Elisabeth was not just a sharp critic of ethical systems; she had to put thoughts into practice. As a princess in exile with a family struggling to regain political footing, she faced brutally practical problems. She asked Descartes for his best rules for civil life and for his take on Machiavelli’s The Prince. Descartes politely refused to lay out rules but offered his reading. Elisabeth disagreed: she thought Machiavelli’s focus on the most violent, unstable states was useful for getting a grip on power, but it did not tell you how to govern once things settle down.

Her own approach can be pieced together from her letters. She rejected Descartes’ suggestion that we can count on God to guarantee a good outcome if our intentions are good. Instead, she leaned toward a hands-on, pragmatic way of ruling. She understood that a leader’s job is not just to follow a bright ideal — it is to balance the competing desires of real people, each driven by their own passions and self-interest. Rulers, she noted, are not passionless philosophers. They have their own fears and ambitions, and they have to make decisions quickly, with incomplete information.

She applied this skill in a surprising second act. In 1667, Elisabeth became the abbess of a Lutheran convent in Herford, Germany. She managed the convent’s lands and finances shrewdly. More strikingly, she opened its doors to persecuted religious groups — Labadists, Quakers, and others — offering shelter even when it caused tension. She governed not by abstract principle alone, but by navigating messy, real-world conflicts. She once wrote to Descartes that governing and doing philosophy seem almost incompatible. Yet she found a way to do both, turning a convent into a small, live experiment in how to rule a fractured community with wisdom and pragmatism.

So, Who Are You — A Thinking Thing or a Body?

The question Elisabeth asked — how do my thoughts control my body? — is still yours to wonder about every day.

Elisabeth never wrote a treatise, and she refused requests to publish her side of the correspondence. Her voice survived only through the letters that were found centuries later in a dusty packet. But her questions are as alive as ever.

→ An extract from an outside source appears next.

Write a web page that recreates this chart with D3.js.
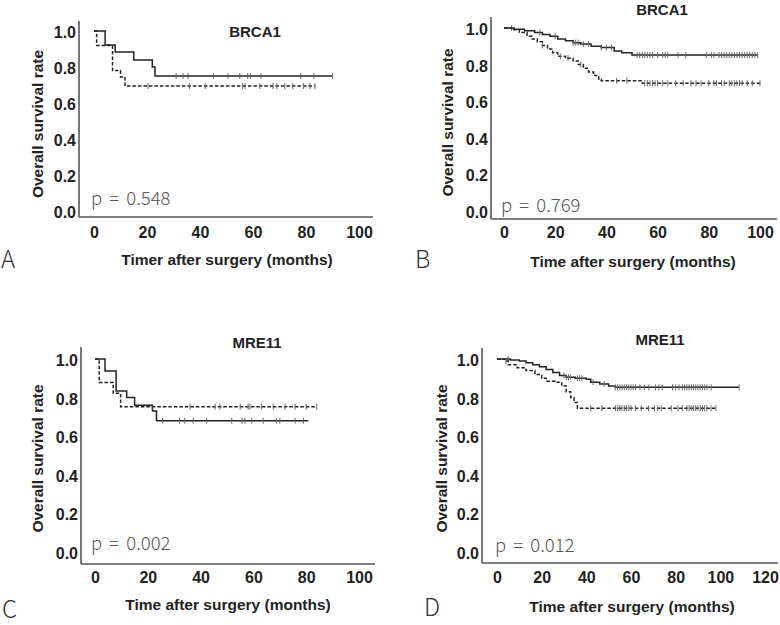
<!DOCTYPE html>
<html><head><meta charset="utf-8">
<script src="https://cdn.jsdelivr.net/npm/d3@7"></script>
<style>
html,body{margin:0;padding:0;background:#fff;}
svg{display:block;}
</style></head>
<body>
<svg id="chart" width="780" height="625"></svg>
<script>
// ---------- DATA ----------
const timeTicks100 = [0, 20, 40, 60, 80, 100];
const timeTicks120 = [0, 20, 40, 60, 80, 100, 120];
const survTicks = [0.0, 0.2, 0.4, 0.6, 0.8, 1.0];
const panelLetters = ["A", "B", "C", "D"];
const panelTitles = ["BRCA1", "BRCA1", "MRE11", "MRE11"];
const pValues = ["p = 0.548", "p = 0.769", "p = 0.002", "p = 0.012"];
const xTitles = ["Timer after surgery (months)", "Time after surgery (months)", "Time after surgery (months)", "Time after surgery (months)"];
const yTitle = "Overall survival rate";

// Panel A (BRCA1, small cohort)
const aSolidT = [0, 4.2, 8, 15, 22, 23, 90];
const aSolidS = [1.0, 0.922, 0.883, 0.839, 0.80, 0.75, 0.75];
const aSolidCensor = [31, 33.6, 35.5, 45, 50.6, 55, 58, 59, 63, 78, 83, 90];
const aDashT = [0, 1, 7, 10, 11.7, 83.4];
const aDashS = [1.0, 0.92, 0.78, 0.745, 0.694, 0.694];
const aDashCensor = [20.4, 36, 42, 56, 57, 62.6, 67.5, 69, 72, 75, 79, 81.5, 83.4];

// Panel B (BRCA1, large cohort)
const bSolidT = [0, 4, 8, 12, 15, 18, 21, 24, 27, 30, 34, 38, 43, 46, 50, 99];
const bSolidS = [1.0, 0.993, 0.985, 0.975, 0.965, 0.955, 0.94, 0.93, 0.92, 0.912, 0.90, 0.893, 0.875, 0.865, 0.852, 0.852];
const bSolidCensor = [3, 14, 20, 27, 28, 29, 31, 33, 38, 40, 42, 52, 53, 54, 55, 56, 57, 58, 60, 62, 63, 64, 68, 71, 79, 81, 82, 84, 85, 86, 87, 88, 89, 90, 91, 92, 93, 94, 95, 96, 97, 98, 99];
const bDashT = [0, 3, 6, 9, 11, 13, 15, 17, 19, 21, 24, 27, 29, 31, 33, 35, 37, 38, 54, 100];
const bDashS = [1.0, 0.99, 0.975, 0.955, 0.94, 0.925, 0.905, 0.885, 0.865, 0.845, 0.835, 0.82, 0.80, 0.78, 0.76, 0.74, 0.72, 0.712, 0.698, 0.698];
const bDashCensor = [15, 22, 25, 30, 44, 48, 55, 56, 57, 58, 59, 60, 62, 64, 67, 70, 73, 75, 77, 80, 82, 83, 85, 86, 88, 89, 90, 91, 92, 93, 95, 97, 100];

// Panel C (MRE11, small cohort)
const cSolidT = [0, 3.8, 8, 12, 15, 21.8, 23.3, 80.8];
const cSolidS = [1.0, 0.938, 0.834, 0.80, 0.76, 0.73, 0.68, 0.68];
const cSolidCensor = [25.6, 32, 34, 37.2, 42.3, 51.8, 55.7, 56.8, 59.4, 63.7, 68.8, 70, 75.8, 79];
const cDashT = [0, 1.6, 6.9, 9.7, 84];
const cDashS = [1.0, 0.878, 0.822, 0.753, 0.753];
const cDashCensor = [21.6, 36, 45.5, 47.3, 55, 58, 58.7, 63, 67.5, 72, 75.8, 80, 84];

// Panel D (MRE11, large cohort)
const dSolidT = [0, 6, 10, 13, 16, 19, 22, 25, 28, 31, 35, 40, 42, 46, 50, 53, 108.4];
const dSolidS = [1.0, 0.995, 0.99, 0.98, 0.97, 0.96, 0.945, 0.93, 0.915, 0.905, 0.90, 0.895, 0.88, 0.87, 0.86, 0.853, 0.853];
const dSolidCensor = [5, 30, 31, 32, 33, 36, 37, 38, 43, 48, 53, 54, 55, 56, 57, 58, 59, 60, 61, 62, 64, 66, 68, 71, 72.5, 74, 78.6, 80, 81.5, 83, 84, 85, 86, 87, 88, 89, 90, 91, 92, 93, 94, 95.9, 108.4];
const dDashT = [0, 4, 5, 9, 13, 17, 20, 22, 26, 29, 31, 33, 34.5, 36, 98];
const dDashS = [1.0, 0.99, 0.97, 0.955, 0.94, 0.92, 0.90, 0.885, 0.88, 0.86, 0.83, 0.80, 0.775, 0.745, 0.745];
const dDashCensor = [4, 42, 47, 53, 54, 55, 56, 57, 58, 59, 60, 62, 64.6, 67.8, 70.5, 72, 73.5, 78, 81, 83, 85, 86, 87, 88, 89, 90, 91, 92, 93, 94, 95.8, 98];

// ---------- LAYOUT ----------
const panels = [
  { xMax:100, xTicks: timeTicks100, xr:[94,359], yr:[211,31], axX:79, axTop:21, axY:217, axRight:373,
    solid:[aSolidT,aSolidS,aSolidCensor], dash:[aDashT,aDashS,aDashCensor],
    title:[255,37], p:[91,205], xt:[227,265], ytx:38, letter:[1,268], xtickY:238 },
  { xMax:100, xTicks: timeTicks100, xr:[504,760], yr:[211,28], axX:491, axTop:17, axY:219, axRight:777,
    solid:[bSolidT,bSolidS,bSolidCensor], dash:[bDashT,bDashS,bDashCensor],
    title:[662,15], p:[501,212], xt:[633,267], ytx:448, letter:[415,268], xtickY:238 },
  { xMax:100, xTicks: timeTicks100, xr:[95,359], yr:[552,359], axX:81, axTop:347, axY:564, axRight:375,
    solid:[cSolidT,cSolidS,cSolidCensor], dash:[cDashT,cDashS,cDashCensor],
    title:[257,348], p:[91,550], xt:[228,610], ytx:38, letter:[2,618], xtickY:583 },
  { xMax:120, xTicks: timeTicks120, xr:[497,765], yr:[552,359], axX:482, axTop:348, axY:563, axRight:778,
    solid:[dSolidT,dSolidS,dSolidCensor], dash:[dDashT,dDashS,dDashCensor],
    title:[660,345], p:[495,552], xt:[632,612], ytx:442, letter:[424,616], xtickY:583 }
];

const svg = d3.select("#chart");
const boldFont = "'Liberation Sans', Arial, sans-serif";
const lightFont = "'Noto Sans CJK KR', 'Noto Sans', sans-serif";
const ink = "#222";

function valueAt(T, S, t) {
  let v = S[0];
  for (let i = 0; i < T.length; i++) { if (T[i] <= t) v = S[i]; }
  return v;
}

panels.forEach((p, i) => {
  const g = svg.append("g");
  const x = d3.scaleLinear().domain([0, p.xMax]).range(p.xr);
  const y = d3.scaleLinear().domain([0, 1]).range(p.yr);

  // axis lines
  g.append("line").attr("x1", p.axX).attr("x2", p.axX).attr("y1", p.axTop).attr("y2", p.axY)
    .attr("stroke", "#555").attr("stroke-width", 1.6);
  g.append("line").attr("x1", p.axX).attr("x2", p.axRight).attr("y1", p.axY).attr("y2", p.axY)
    .attr("stroke", "#555").attr("stroke-width", 1.6);

  // y ticks via axis generator (no tick lines)
  const yAxis = d3.axisLeft(y).tickValues(survTicks).tickFormat(d3.format(".1f")).tickSize(0).tickPadding(0);
  const ya = g.append("g").attr("transform", `translate(${p.axX - 3},0)`).call(yAxis);
  ya.select(".domain").remove();
  ya.selectAll("text").attr("font-family", boldFont).attr("font-weight", "bold")
    .attr("font-size", 16).attr("fill", ink).attr("dy", "0.4em");

  // x ticks
  const xAxis = d3.axisBottom(x).tickValues(p.xTicks).tickFormat(d3.format("d")).tickSize(0).tickPadding(0);
  const xa = g.append("g").attr("transform", `translate(0,${p.xtickY})`).call(xAxis);
  xa.select(".domain").remove();
  xa.selectAll("text").attr("font-family", boldFont).attr("font-weight", "bold")
    .attr("font-size", 16).attr("fill", ink).attr("dy", "0");

  // curves
  const line = d3.line().curve(d3.curveStepAfter).x(d => x(d[0])).y(d => y(d[1]));
  [["solid", null], ["dash", "3.5,2"]].forEach(([key, dash]) => {
    const [T, S, C] = p[key];
    const pts = T.map((t, k) => [t, S[k]]);
    g.append("path").datum(pts).attr("d", line).attr("fill", "none")
      .attr("stroke", "#222").attr("stroke-width", 1.5)
      .attr("stroke-dasharray", dash);
    g.selectAll(null).data(C).enter().append("line")
      .attr("x1", d => x(d)).attr("x2", d => x(d))
      .attr("y1", d => y(valueAt(T, S, d)) - 3).attr("y2", d => y(valueAt(T, S, d)) + 3)
      .attr("stroke", "#666").attr("stroke-width", 1);
  });

  // title
  g.append("text").attr("x", p.title[0]).attr("y", p.title[1]).attr("text-anchor", "middle")
    .attr("font-family", boldFont).attr("font-weight", "bold").attr("font-size", 15).attr("fill", ink)
    .text(panelTitles[i]);
  // p value
  g.append("text").attr("x", p.p[0]).attr("y", p.p[1])
    .attr("font-family", lightFont).attr("font-weight", 300).attr("word-spacing", 3)
    .attr("font-size", 18.5).attr("fill", "#555").text(pValues[i]);
  // x title
  g.append("text").attr("x", p.xt[0]).attr("y", p.xt[1]).attr("text-anchor", "middle")
    .attr("font-family", boldFont).attr("font-weight", "bold").attr("font-size", 15.5).attr("fill", ink)
    .text(xTitles[i]);
  // y title
  const ymid = (p.yr[0] + p.yr[1]) / 2 + 3;
  g.append("text").attr("transform", `translate(${p.ytx + 5},${ymid}) rotate(-90)`).attr("text-anchor", "middle")
    .attr("font-family", boldFont).attr("font-weight", "bold").attr("font-size", 15.5).attr("fill", ink)
    .text(yTitle);
  // panel letter
  g.append("text").attr("x", p.letter[0]).attr("y", p.letter[1])
    .attr("font-family", lightFont).attr("font-weight", 300)
    .attr("font-size", 24).attr("fill", "#333").text(panelLetters[i]);
});
</script>
</body></html>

Today, neuroscientists trace how electrical signals in the brain produce decisions, but they still puzzle over the “interaction” between a felt thought and a physical movement. Philosophers still debate whether the mind is nothing more than the brain, or whether something about conscious experience does not fit into the material world. Elisabeth saw that crack in the picture of the perfectly rational, independent mind.

Her moral insights echo, too. When you mean to help a friend but your advice makes things worse, you feel the sting she described. You realize that good intentions are not a magic shield against regret. And when the world feels chaotic, her refusal to settle for tidy philosophical answers can be refreshing. She showed that philosophy is not just for gray-bearded scholars in quiet rooms. A young woman, wrestling with war, exile, and bodily limits, could push the greatest philosopher of her age to think harder than ever before.

The next time you feel your attention drift because you are tired, or you wonder whether you really chose to raise your hand or just watched it happen, you are stepping into Elisabeth’s world. Her question — how does a thought become an action? — is not settled. It is yours to keep asking.

Think about it

  1. If your mood and energy level change how well you can think, are you ever completely in control of your own mind?
  2. Can you be a good person simply by intending to do good, even if your actions accidentally cause harm? Why or why not?
  3. If you were in charge of a group, would you try to follow fixed rules, or would you decide each situation case by case based on what seems to work best?